Para empezar este artículo, tomo prestado un pequeño extracto del ensayo “Estética de la derecha peruana: una breve indagación sobre sus formas” de Mijail Mitrovic: “[..] El fujimorismo en el poder apostó por la cultura de masas como mecanismo de dominación y en ella la imagen documental operaba de dos modos: por un lado, atiborraba la prensa chicha del mórbido realismo de la catástrofe y el crimen, mientras la cuidadosa puesta en escena de las capturas de líderes de Sendero y el MRTA apuntaba no tanto a la lucha contra la subversión sino a desalentar cualquier disenso mediante el estigma del terruqueo [..]”. El resaltado y subrayado son míos.

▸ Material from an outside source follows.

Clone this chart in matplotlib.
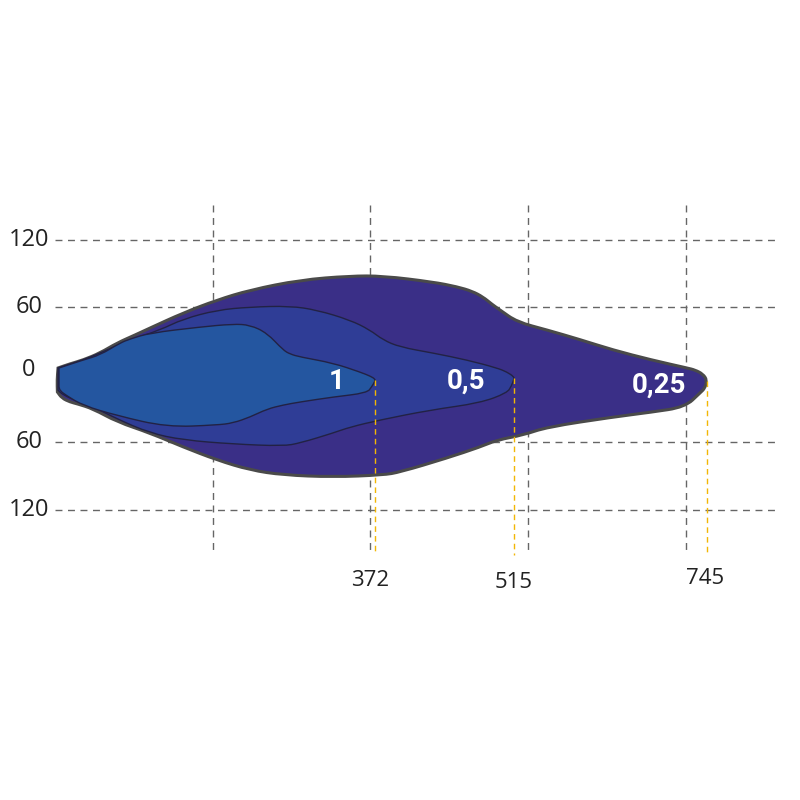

Tenemos un nuevo presidente. Uno
nuevo surgido en el marco de una ola de descontento contra la clase política
vergonzosa y descarada. Los que recordamos los años 80 desde inicios de las
acciones sangrientas de SL, los gobiernos de entonces no fueron capaces de
enfrentar el crecimiento de este cáncer que prosperó por incapacidad de no ver
al monstruo que tenían delante de sí, por el crecimiento de una galopante
corrupción, una inflación desastrosa, escasez e ingobernabilidad como lo fue el
primer gobierno de Alan García. Los entonces partidos de izquierda, corroídos
por la inacción y el avance senderista abrumador, no trazaron una frontera con
los movimientos terroristas, salvo excepciones. El ascenso de Fujimori fue
acompañado de un aparato mediático que aplastaba sistemáticamente a opositores
sociales y políticos de manera escandalosa. Así surgió el término terruco y sus diversas variables como "terruqueo" o “terruquear”. Esta palabra sirvió para encasillar, como una
suerte de cajón de sastre, toda acción que implicaba reclamos por trasgresión
de los derechos sociales y humanos. Ejemplos sobran. Cualquier resquicio de
malestar contra el régimen o contra el modelo y las personas que sustentaban
ciegamente al gobierno de turno, era acallado no solo a través de los medios,
sino por la sociedad misma que vio con temor un posible rebrote de SL o
cualquier variante de terrorismo. Tres generaciones de peruanos hemos crecido y
reaccionado con el prejuicio que estigmatizaba personas y acciones. Esto
también, en cierta manera, desalentó a muchas personas que querían hacer
política, pues el fujimorato desmanteló toda forma de institucionalidad
política: los Vladiveos son las más claras evidencias de ello. Prensa,
farándula y algunos partidos políticos eran ignominiosos vasallos de una campaña
escandalosa. Pero el daño causado en la sociedad aún persiste en las
percepciones de la gente. Son respuestas automáticas, aprendidas por el
sonsonete reiterado no solo en esa década, sino en los gobiernos siguientes.
Una extensión a estas palabras es “caviar”, dada a aquellas personas que, pese
a su condición socioeconómica, se adhieren a reclamos sociales justos.
La gente - los “terrucos” - salió
a la calle a protestar. Una barrera ha comenzado a caer. Es tiempo de
desaprender prejuicios y poner las cosas en orden.